TPO = The Previous Owner
CAD = Cardboard Aided Design
To correct something embarresing before our friends saw it! Well that and perhaps for safety reasons and self preservation.
First the easy part to explain.
One of the known issues prior to purchase of the Studebaker was the sway bar drop links. The sway bar "drop links" (read as long bolt with grommets) were in desperate need of replacement. Sure these could have stayed but we were already there and well - they were bad!
As we just happen to have 8 rubber grommets from the gas shock conversion project this was a no brainer. Use the grommets we already have. With some quick swapping of grommets a few new retainers ("washers") we did a quick reinstall with the original bolting.
This was the easy part as you only need a couple wrenches, a little elbow grease, and voila - new drop links.
[Sway Bar Frame Mounts]
First let us say, "WE DID NOT DO THIS!"
Now the more difficult part - the sway bar frame mounts, but first some back story.
The '50 Commander came with a flat head 6 cylinder engine. TPO resurrected the car from a dirt field and we believe the car was without said engine. TPO installed a small block chevy 327 and a Turbo 350 automatic transmission. All of this to say the original sway bar (at least with its original mounts) would not fit because of the larger/lower transmission.
TPO being somewhat "free wheeling" decided a spacer would be the perfect solution and apparently cast about for something that would do the trick. We believe this was from a recent deck project, as it appears to be TREX DECKING material???
You can see he used the same holes in the frame as the original bracket, which is still in use, and just used longer bolts.
When we first saw this for what it was (after we puchased the car) we were stunned. After removing the "spacer" (Trex/plastic) we saw this:
We believe the cracking is due to the "spacer", which is flat, being bolted to the frame over the doubling plate for the body mount. It was at this moment we were glad we where on this mini project.

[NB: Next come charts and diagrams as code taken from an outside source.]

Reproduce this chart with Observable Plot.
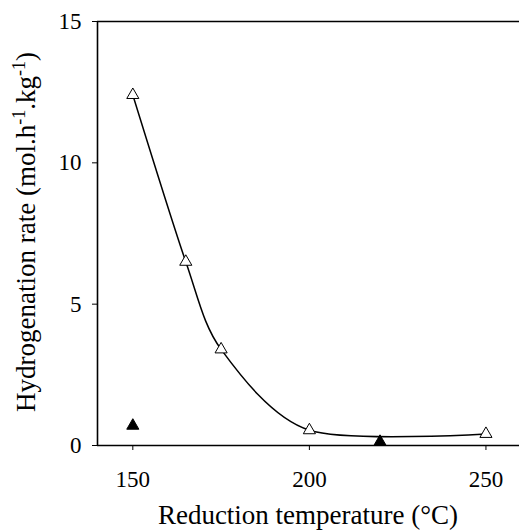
<!DOCTYPE html>
<html><head><meta charset="utf-8">
<script src="https://cdn.jsdelivr.net/npm/d3@7"></script>
<script src="https://cdn.jsdelivr.net/npm/@observablehq/plot@0.6"></script>
<style>body{margin:0;background:#fff}</style>
</head><body><div id="chart"></div>
<script>
const openTemps = [150, 165, 175, 200, 250];
const openRates = [12.4, 6.5, 3.4, 0.54, 0.41];
const filledTemps = [150, 220];
const filledRates = [0.7, 0.13];
const xTicks = [150, 200, 250];
const yTicks = [0, 5, 10, 15];
const xLabel = "Reduction temperature (°C)";

const openData = openTemps.map((t, i) => ({t, r: openRates[i]}));
const filledData = filledTemps.map((t, i) => ({t, r: filledRates[i]}));

const font = "Liberation Serif, Times New Roman, serif";
const plot = Plot.plot({
  width: 519, height: 532,
  marginLeft: 97, marginRight: 0, marginTop: 21, marginBottom: 87,
  style: {fontFamily: font, fontSize: "23px", color: "#000", background: "#fff"},
  x: {domain: [140, 259.5]},
  y: {domain: [0, 15]},
  marks: [
    Plot.axisX({ticks: xTicks, tickSize: 5, tickPadding: 20, label: null, fontSize: 23, tickFormat: d => String(d)}),
    Plot.axisY({ticks: yTicks, tickSize: 5, tickPadding: 11, label: null, fontSize: 23}),
    Plot.ruleY([0], {stroke: "#000", strokeWidth: 1.6}),
    Plot.ruleY([15], {stroke: "#000", strokeWidth: 1.6}),
    Plot.ruleX([140], {stroke: "#000", strokeWidth: 1.6}),
    Plot.line(openData, {x: "t", y: "r", curve: "cardinal", tension: 0.15, stroke: "#000", strokeWidth: 1.5}),
    Plot.dot(openData, {x: "t", y: "r", symbol: "triangle", r: 4.5, fill: "#fff", stroke: "#000", strokeWidth: 1}),
    Plot.dot(filledData, {x: "t", y: "r", symbol: "triangle", r: 4.5, fill: "#000", stroke: "#000", strokeWidth: 1})
  ]
});
document.getElementById("chart").appendChild(plot);

const svg = d3.select(plot);
svg.append("text")
  .attr("x", 308).attr("y", 524)
  .attr("text-anchor", "middle")
  .attr("font-family", font).attr("font-size", 27).attr("fill", "#000")
  .text(xLabel);

const yl = svg.append("text")
  .attr("transform", "translate(35,232) rotate(-90)")
  .attr("text-anchor", "middle")
  .attr("font-family", font).attr("font-size", 27).attr("fill", "#000");
yl.append("tspan").text("Hydrogenation rate (mol.h");
yl.append("tspan").attr("font-size", 18).attr("dy", -10).text("-1");
yl.append("tspan").attr("dy", 10).text(".kg");
yl.append("tspan").attr("font-size", 18).attr("dy", -10).text("-1");
yl.append("tspan").attr("dy", 10).text(")");
</script></body></html>
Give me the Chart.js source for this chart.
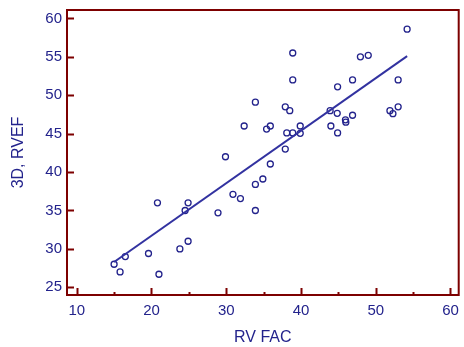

Looking between the two photos you can see TPO made a flat bottom hole to accomodate the body mount bolt head. The original mounts had a simular hole for this purpose.
We first traced the "spacer" outline, complete with bolt holes in CAD form. This became the template to shape 4 mounting plates out of plate steel. We intended to cut the plates, cut some yet determined "sleaves", and weld it all up into some nice brackets. Then we thought about that doubling plate. We did not want to recreate the same "flat to stepped" bolt up issues that TPO had, so it was time for a quick redesign.
Introducting the barrel connector (coupling nut).
After talking about it with multiple design changes, go CAD, we decided to take the most straight forward approach which also happened to be a bolt on solution. As such, if we did not like it we could simply un-bolt it and move to the next plan. As short as can be stated, our plan works like this. Add washers, replace "spacer" (I still cringe) with barrel connectors. As we mocked this up we realized that unlike TPO design the barrel connectors will have no lateral movement, will add some level of tighting (since they thread on also) and we get around the bolt up issues detailed above.
Of course we wire wheeled all returning parts and with some new black paint:
Added two new bushings, bolted the frame mount to the frame with some new bolts just to show off.
Next is putting the bushings on the swaybar and bolting them into place with the bushing bracket. Notice that now the step form the frame to doubling plate is not an issue.
While we are sure that a custom, built to suit, sway bar could have been manufactured. And said custom bar would have used the original mounts only. AND that it would of course been very shiny. It would have been expensive as all get and would basically perform the same job. Based on the bushing bracket, which is quite thin, we don't need much reinforcement here. Afterall - it's a Studebaker and it will not be taking corners at any speed of concern.
It IS felt that the Trex/plastic "spacers" (We just can't call them actual spacers) may not have been the smartest/safest thing to do and we are much more at ease with the new all metal mounts we have now! We will monitor this mounting for any signs of movement. If we have to make any changes I am sure you will read about it here!